== Exercise material
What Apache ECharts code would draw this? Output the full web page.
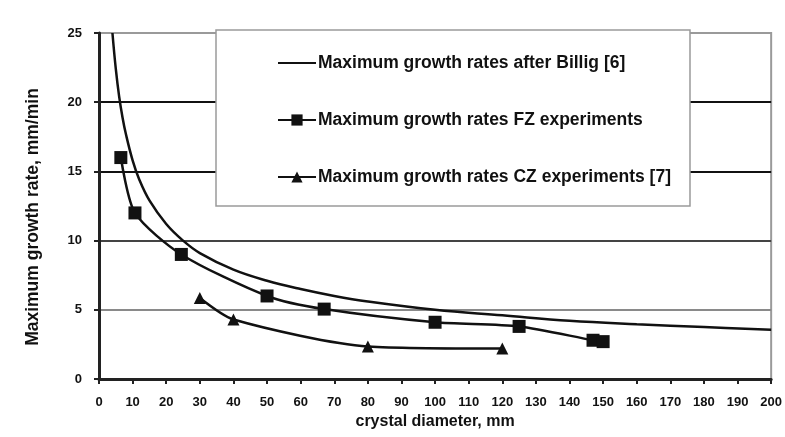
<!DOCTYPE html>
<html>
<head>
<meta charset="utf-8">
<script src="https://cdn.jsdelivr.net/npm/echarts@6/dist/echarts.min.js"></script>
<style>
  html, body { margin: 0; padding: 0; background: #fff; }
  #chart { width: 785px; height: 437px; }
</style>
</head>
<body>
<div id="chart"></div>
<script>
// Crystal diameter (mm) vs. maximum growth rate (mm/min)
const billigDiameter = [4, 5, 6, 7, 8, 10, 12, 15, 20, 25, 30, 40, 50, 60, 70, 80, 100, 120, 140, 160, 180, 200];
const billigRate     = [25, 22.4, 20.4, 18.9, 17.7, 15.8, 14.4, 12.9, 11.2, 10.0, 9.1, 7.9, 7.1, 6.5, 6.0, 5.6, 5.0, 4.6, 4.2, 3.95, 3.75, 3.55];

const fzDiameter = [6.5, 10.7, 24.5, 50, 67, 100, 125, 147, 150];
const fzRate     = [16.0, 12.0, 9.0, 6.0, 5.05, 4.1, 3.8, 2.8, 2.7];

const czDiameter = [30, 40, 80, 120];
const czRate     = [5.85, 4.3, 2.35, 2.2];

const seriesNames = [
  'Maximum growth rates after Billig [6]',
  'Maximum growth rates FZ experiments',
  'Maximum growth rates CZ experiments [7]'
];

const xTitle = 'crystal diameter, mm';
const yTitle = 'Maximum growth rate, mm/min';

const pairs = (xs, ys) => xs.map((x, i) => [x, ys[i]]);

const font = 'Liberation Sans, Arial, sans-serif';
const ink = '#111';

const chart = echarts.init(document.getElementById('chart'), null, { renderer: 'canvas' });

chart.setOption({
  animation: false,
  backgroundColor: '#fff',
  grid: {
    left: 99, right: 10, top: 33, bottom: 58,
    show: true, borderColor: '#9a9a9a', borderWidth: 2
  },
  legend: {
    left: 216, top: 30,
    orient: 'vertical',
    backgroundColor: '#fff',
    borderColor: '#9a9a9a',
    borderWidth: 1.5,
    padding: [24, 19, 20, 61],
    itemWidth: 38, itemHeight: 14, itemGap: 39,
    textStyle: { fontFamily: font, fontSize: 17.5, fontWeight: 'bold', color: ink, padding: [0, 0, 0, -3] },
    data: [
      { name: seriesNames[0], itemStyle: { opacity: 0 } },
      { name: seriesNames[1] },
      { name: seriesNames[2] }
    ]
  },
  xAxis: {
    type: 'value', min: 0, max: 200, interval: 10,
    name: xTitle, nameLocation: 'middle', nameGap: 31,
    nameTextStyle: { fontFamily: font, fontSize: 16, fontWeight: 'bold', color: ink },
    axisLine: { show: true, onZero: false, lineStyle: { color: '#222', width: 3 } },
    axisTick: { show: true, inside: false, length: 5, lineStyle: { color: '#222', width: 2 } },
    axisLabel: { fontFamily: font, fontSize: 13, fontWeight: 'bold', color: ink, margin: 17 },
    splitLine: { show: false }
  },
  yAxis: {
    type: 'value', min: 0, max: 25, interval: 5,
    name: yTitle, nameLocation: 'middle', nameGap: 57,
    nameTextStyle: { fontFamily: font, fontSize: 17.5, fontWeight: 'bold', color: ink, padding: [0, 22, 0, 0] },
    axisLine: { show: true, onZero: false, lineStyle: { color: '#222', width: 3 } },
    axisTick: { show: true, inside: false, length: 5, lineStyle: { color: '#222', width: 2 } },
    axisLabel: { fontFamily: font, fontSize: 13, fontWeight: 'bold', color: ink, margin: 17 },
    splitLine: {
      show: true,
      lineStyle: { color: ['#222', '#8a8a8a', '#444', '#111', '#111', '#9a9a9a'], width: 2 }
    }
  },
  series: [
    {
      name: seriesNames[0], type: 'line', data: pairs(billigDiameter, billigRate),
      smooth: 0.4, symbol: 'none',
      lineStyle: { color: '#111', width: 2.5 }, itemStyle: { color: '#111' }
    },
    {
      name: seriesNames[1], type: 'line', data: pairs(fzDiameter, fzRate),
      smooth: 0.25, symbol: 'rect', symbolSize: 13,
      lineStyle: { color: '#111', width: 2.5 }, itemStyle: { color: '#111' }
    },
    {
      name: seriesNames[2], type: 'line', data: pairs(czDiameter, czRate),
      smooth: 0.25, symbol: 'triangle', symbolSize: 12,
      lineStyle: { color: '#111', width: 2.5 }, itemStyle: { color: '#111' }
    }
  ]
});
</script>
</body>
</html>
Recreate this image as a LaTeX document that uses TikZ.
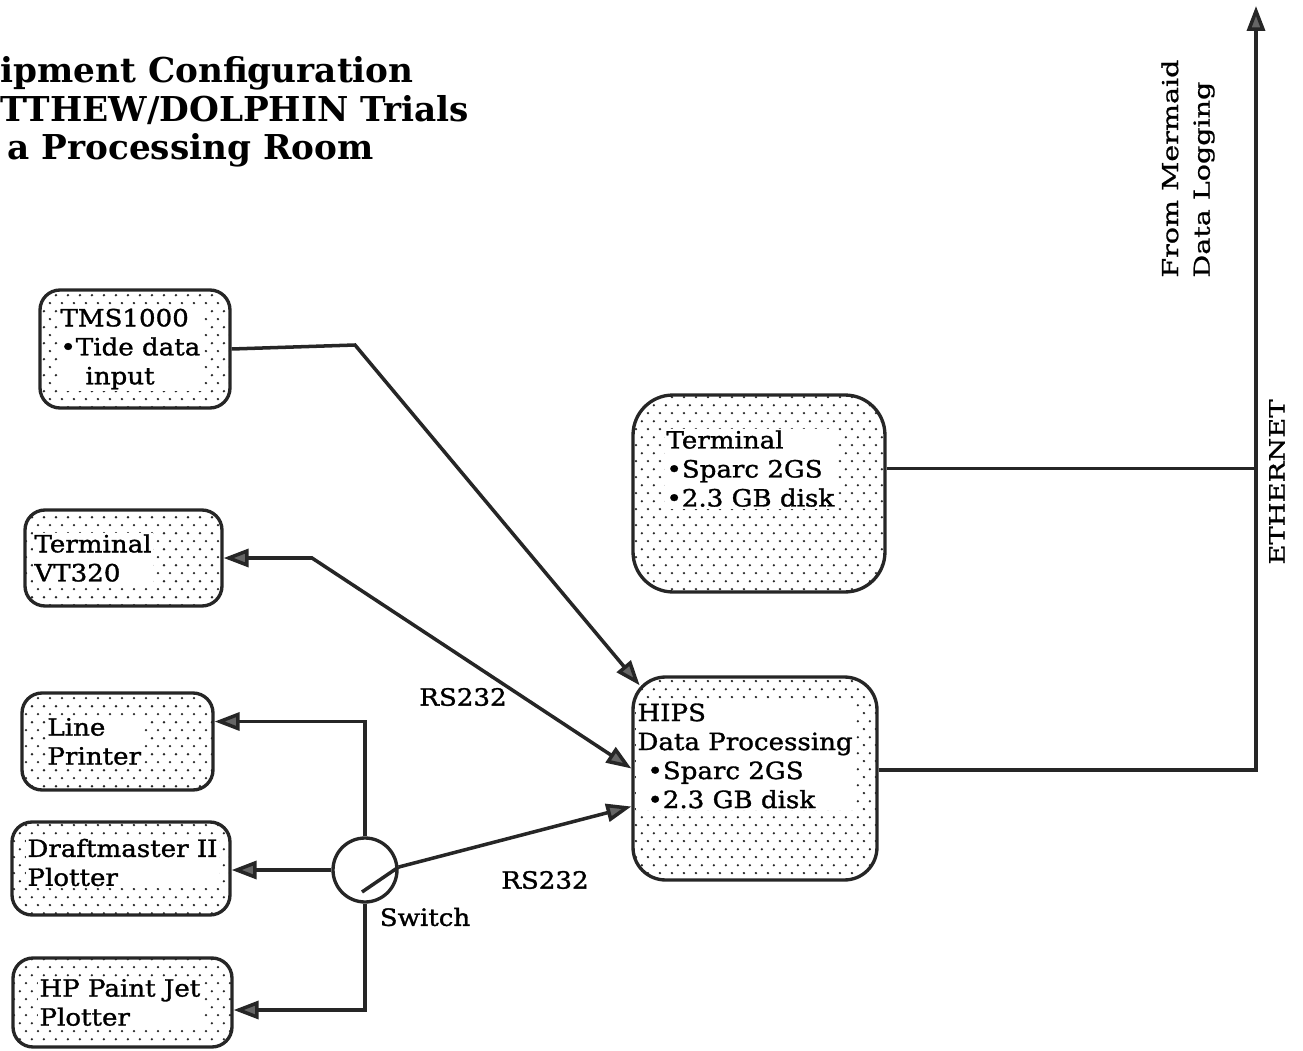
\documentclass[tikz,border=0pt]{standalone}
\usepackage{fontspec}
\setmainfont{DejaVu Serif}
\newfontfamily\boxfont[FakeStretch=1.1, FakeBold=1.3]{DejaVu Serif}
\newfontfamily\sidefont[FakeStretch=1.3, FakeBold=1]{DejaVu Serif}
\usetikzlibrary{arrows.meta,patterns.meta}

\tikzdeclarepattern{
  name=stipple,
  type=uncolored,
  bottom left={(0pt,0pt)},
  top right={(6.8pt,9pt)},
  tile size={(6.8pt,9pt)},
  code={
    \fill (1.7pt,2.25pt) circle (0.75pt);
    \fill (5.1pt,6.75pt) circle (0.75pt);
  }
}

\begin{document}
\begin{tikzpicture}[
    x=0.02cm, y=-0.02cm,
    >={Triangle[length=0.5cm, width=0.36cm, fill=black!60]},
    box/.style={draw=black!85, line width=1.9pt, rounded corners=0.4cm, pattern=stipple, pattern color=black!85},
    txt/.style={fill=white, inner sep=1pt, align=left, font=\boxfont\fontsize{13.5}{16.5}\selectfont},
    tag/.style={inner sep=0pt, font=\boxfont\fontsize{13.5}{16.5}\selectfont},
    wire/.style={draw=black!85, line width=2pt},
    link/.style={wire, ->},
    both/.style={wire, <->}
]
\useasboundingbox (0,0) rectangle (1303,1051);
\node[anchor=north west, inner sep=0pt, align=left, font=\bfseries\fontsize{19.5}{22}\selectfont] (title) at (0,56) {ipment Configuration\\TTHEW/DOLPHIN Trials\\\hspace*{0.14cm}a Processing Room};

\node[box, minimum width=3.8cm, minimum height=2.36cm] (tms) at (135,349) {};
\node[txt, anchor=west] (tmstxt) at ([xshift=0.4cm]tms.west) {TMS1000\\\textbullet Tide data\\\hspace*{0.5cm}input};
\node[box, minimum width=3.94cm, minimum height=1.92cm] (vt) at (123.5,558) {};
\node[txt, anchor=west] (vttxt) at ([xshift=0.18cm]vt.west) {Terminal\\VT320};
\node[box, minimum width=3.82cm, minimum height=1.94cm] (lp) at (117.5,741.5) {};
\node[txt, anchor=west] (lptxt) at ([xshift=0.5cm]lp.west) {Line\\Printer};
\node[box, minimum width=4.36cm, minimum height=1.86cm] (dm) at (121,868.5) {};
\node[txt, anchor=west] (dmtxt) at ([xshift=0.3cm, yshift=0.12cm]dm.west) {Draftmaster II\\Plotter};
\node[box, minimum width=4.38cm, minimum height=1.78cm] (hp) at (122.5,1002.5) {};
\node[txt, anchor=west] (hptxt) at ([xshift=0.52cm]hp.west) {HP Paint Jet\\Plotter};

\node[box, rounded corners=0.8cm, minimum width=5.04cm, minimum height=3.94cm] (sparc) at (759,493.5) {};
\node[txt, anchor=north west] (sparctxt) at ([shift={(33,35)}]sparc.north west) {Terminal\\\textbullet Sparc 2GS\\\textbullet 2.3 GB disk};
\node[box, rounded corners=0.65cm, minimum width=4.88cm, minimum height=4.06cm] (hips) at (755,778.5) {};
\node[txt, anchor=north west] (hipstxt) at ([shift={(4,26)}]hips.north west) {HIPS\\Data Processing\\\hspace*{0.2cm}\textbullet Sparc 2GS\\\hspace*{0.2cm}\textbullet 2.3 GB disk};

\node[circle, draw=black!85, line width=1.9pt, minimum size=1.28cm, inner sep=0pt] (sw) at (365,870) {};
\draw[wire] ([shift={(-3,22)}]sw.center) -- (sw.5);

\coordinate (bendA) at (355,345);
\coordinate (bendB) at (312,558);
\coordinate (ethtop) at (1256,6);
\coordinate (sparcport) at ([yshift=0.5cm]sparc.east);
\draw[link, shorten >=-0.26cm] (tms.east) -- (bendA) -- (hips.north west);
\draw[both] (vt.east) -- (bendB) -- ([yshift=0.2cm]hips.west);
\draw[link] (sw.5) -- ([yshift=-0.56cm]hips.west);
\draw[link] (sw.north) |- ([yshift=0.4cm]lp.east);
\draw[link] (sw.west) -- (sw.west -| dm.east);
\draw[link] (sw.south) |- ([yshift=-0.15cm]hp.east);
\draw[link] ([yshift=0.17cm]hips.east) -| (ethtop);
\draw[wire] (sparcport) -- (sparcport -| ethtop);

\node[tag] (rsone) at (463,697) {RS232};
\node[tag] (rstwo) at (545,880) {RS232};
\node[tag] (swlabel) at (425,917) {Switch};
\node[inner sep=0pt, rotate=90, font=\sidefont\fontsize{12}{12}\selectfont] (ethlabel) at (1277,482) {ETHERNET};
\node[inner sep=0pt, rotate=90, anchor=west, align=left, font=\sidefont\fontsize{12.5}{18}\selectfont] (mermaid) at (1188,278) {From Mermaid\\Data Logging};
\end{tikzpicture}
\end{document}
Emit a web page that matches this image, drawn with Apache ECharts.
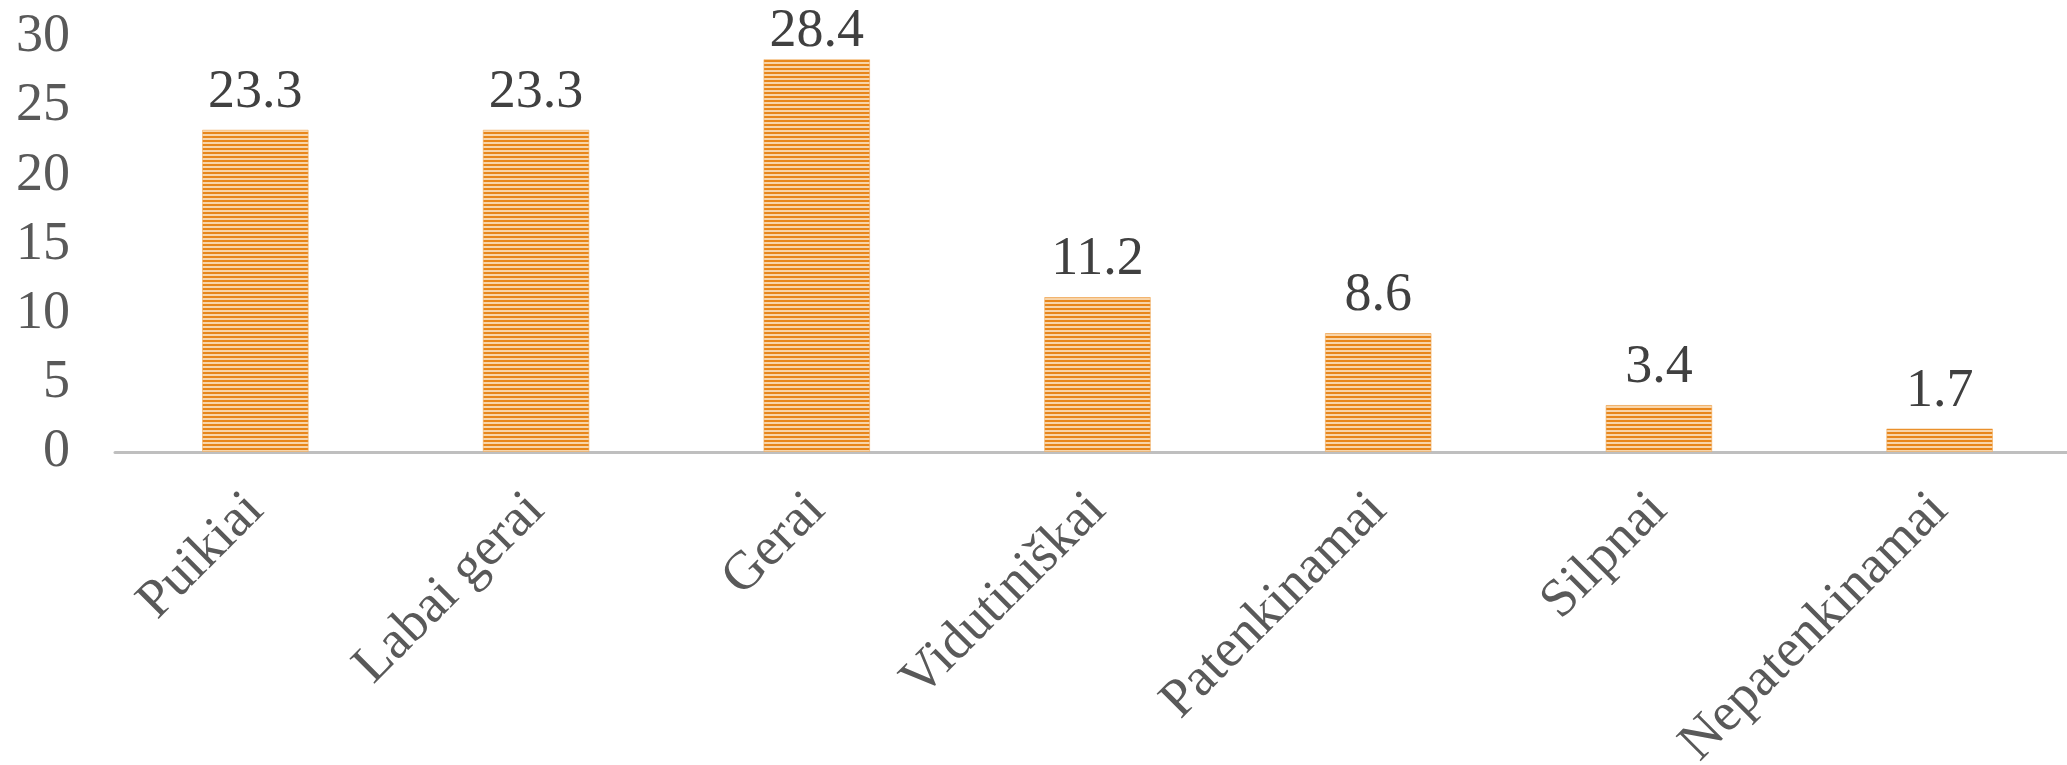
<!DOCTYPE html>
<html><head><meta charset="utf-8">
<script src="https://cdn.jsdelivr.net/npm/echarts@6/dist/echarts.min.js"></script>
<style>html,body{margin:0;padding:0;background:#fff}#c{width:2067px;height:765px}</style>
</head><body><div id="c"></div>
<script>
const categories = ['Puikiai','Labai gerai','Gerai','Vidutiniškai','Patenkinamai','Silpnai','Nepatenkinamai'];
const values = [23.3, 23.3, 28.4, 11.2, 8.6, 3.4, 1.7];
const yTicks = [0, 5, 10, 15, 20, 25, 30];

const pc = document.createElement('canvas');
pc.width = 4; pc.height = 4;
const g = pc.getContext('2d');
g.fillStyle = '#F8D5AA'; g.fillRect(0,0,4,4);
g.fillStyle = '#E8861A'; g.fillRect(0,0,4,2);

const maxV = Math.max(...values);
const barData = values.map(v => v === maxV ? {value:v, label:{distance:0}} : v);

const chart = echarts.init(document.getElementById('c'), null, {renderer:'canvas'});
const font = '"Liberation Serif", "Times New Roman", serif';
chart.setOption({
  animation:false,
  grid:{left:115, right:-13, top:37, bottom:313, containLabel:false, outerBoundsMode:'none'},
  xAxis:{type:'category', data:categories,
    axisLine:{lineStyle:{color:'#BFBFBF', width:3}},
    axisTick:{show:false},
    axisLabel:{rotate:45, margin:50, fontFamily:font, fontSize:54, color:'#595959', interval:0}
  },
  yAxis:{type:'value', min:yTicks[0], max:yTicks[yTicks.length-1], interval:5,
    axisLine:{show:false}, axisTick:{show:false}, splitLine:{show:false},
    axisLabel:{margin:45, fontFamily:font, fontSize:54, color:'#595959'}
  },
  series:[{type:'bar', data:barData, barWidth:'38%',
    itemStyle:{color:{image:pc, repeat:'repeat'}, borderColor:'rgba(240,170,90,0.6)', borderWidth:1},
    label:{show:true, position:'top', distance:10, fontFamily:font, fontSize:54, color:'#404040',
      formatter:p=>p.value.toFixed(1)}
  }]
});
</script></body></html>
====
** Short task **
State how many lines of the listing hold the string "Apache"; reply with the number and nothing else.

** Result **
2